With all of that said, it’s March and the wheels are turning, this move is happening. I know, how did we get here? How could we leave all of this? I wondered what the answer was, I struggled to understand why this had to be so hard. We weighed the pros and cons, I cried (a lot), I wrote (a lot), I talked to family and friends, we researched, we talked about it (a lot), I cried some more, and then after all of that, we followed our gut. A couple of other job opportunities for my husband have come up, but nothing paid enough. We considered me going back to work and him staying home but I wouldn’t be able to match his pay, we looked into both of us working and putting the boys into daycare, and we even thought about me working part time while my husband was available to watch them, ultimately having little time together or as a family. What it all comes down to is our values and how we want to raise our boys.

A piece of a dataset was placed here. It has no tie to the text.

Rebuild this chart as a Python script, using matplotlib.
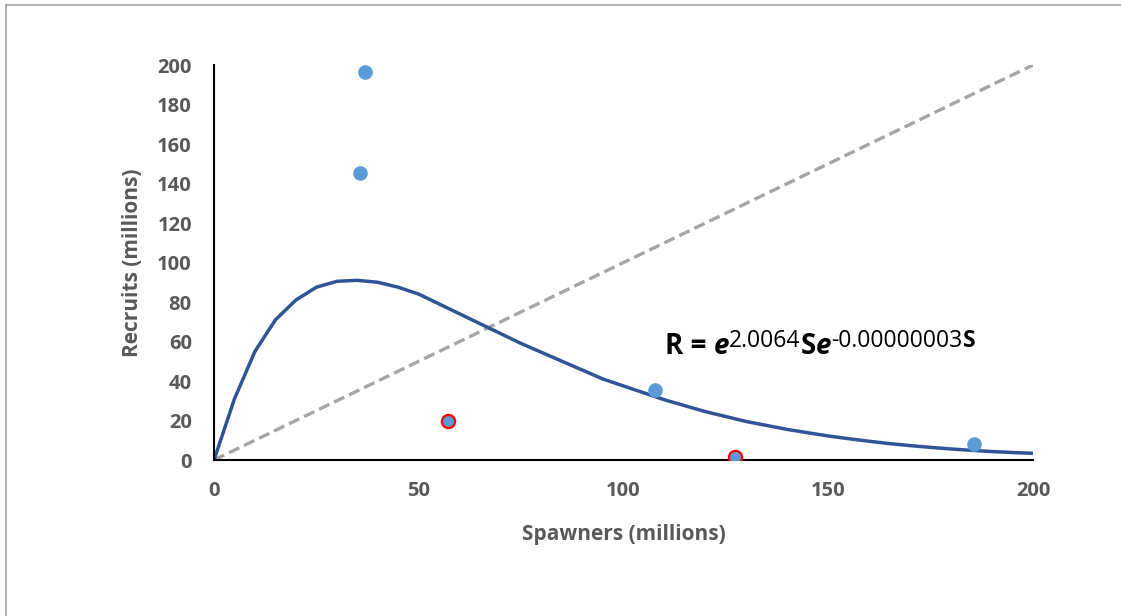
import matplotlib.pyplot as plt
from matplotlib.lines import Line2D

plt.rcParams['font.family'] = ['Open Sans', 'DejaVu Sans']

# observed stock-recruit points
spawners = [36.9, 35.7, 107.7, 185.6]
recruits = [196.5, 145.3, 35.4, 8.1]
# points flagged in red
flag_s = [57.1, 127.2]
flag_r = [19.7, 1.5]

# fitted Ricker curve
curve_s = [0, 5, 10, 15, 20, 25, 30, 35, 40, 45, 50, 55, 60, 65, 70, 75, 80, 85, 90, 95, 100,
           105, 110, 115, 120, 125, 130, 135, 140, 145, 150, 155, 160, 165, 170, 175, 180,
           185, 190, 195, 200]
curve_r = [0, 31, 55, 71, 81, 87.5, 90.5, 91, 90, 87.5, 84, 79, 74, 69, 64, 59, 54.5, 50, 45.5,
           41, 37.5, 34, 30.5, 27.5, 24.5, 22, 19.5, 17.5, 15.5, 13.8, 12.2, 10.8, 9.5, 8.3,
           7.3, 6.4, 5.6, 4.9, 4.3, 3.8, 3.4]

# replacement line R = S
rep = [0, 200]

# equation pieces: (text, size, weight, style, raise in points)
eq_parts = [('R = ', 20, 'bold', 'normal', 0),
            ('e', 20, 'bold', 'italic', 0),
            ('2.0064', 16.5, 'normal', 'normal', 6.0),
            ('S', 20, 'bold', 'normal', 0),
            ('e', 20, 'bold', 'italic', 0),
            ('-0.00000003', 16.5, 'normal', 'normal', 6.0),
            ('S', 16.5, 'bold', 'normal', 6.0)]

fig = plt.figure(figsize=(11.21, 6.16), dpi=100)
ax = fig.add_axes([0.1909, 0.2532, 0.7306, 0.6412])

ax.plot(rep, rep, color='#A5A5A5', lw=2.4, ls=(0, (3.4, 1.6)), zorder=1)
ax.plot(curve_s, curve_r, color='#2F5597', lw=2.5, zorder=2, solid_capstyle='butt')
ax.scatter(spawners, recruits, s=110, color='#5B9BD5', zorder=3, linewidths=0)
ax.scatter(flag_s, flag_r, s=90, color='#5B9BD5', edgecolors='#FF0000', linewidths=1.6, zorder=4)

ax.set_xlim(0, 200)
ax.set_ylim(0, 200)
ax.set_xticks(range(0, 201, 50))
ax.set_yticks(range(0, 201, 20))
ax.tick_params(length=0, labelsize=14.5, colors='#595959')
ax.tick_params(axis='x', pad=15)
ax.tick_params(axis='y', pad=16)
for lab in ax.get_xticklabels() + ax.get_yticklabels():
    lab.set_fontweight('bold')

for s in ['top', 'right']:
    ax.spines[s].set_visible(False)
for s in ['left', 'bottom']:
    ax.spines[s].set_color('black')
    ax.spines[s].set_linewidth(1.5)

ax.set_xlabel('Spawners (millions)', fontsize=15, fontweight='bold', color='#595959')
ax.set_ylabel('Recruits (millions)', fontsize=15, fontweight='bold', color='#595959')
ax.xaxis.set_label_coords(0.5, -0.162)
ax.yaxis.set_label_coords(-0.087, 0.5)

# equation, built piece by piece so superscripts keep plain hyphens
first = ax.text(110.1, 53.7, eq_parts[0][0], fontsize=eq_parts[0][1], fontweight=eq_parts[0][2],
                fontstyle=eq_parts[0][3], color='black', va='baseline', ha='left')
prev = first
for txt, size, weight, style, dy in eq_parts[1:]:
    prev = ax.annotate(txt, xy=(1, 0), xycoords=(prev, first), xytext=(0, dy),
                       textcoords='offset points', fontsize=size, fontweight=weight,
                       fontstyle=style, color='black', va='bottom', ha='left')

# chart border
fig.add_artist(Line2D([5.5 / 1121, 1], [1 - 5 / 616, 1 - 5 / 616], color='#A6A6A6', lw=1.2))
fig.add_artist(Line2D([5.5 / 1121, 5.5 / 1121], [0, 1 - 5 / 616], color='#A6A6A6', lw=1.2))

fig.savefig('out.png', dpi=100)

As hard as this move already is and will be, as hard as being away from my dad will be, as hard as this whole transition will be, in my heart I know that moving the boys to daycare or having to struggle financially will be harder. My husband and I always wanted me to stay home with the boys and that window of time is closing in faster than I’m ready for, so it’s now or never. If you know about our infertility struggles, you know that it’s unlikely I will get to become a mom again. And before we know it, they will be off to kindergarten and these precious years will be over. We will be on to a new season of life, and I’m sure it will be wonderful, but this is where we are now, and we feel like we have made the best decision for us.
This new territory means a raise for my husband, which will allow us to save some money. And the biggest plus of moving back to southern California is that we will have tremendous support and a wonderful social life. We have family and friends, and the boys will get to spend more time with their cousins. I’m thinking of this as a beautiful adventure. There will be difficult moments, moments when I feel like I’ve made the wrong decision, but I know that we made this decision as a couple and that we support each other 100%. If there is love and respect, it’ll all be okay. Besides, time flies, we will be home before we know it.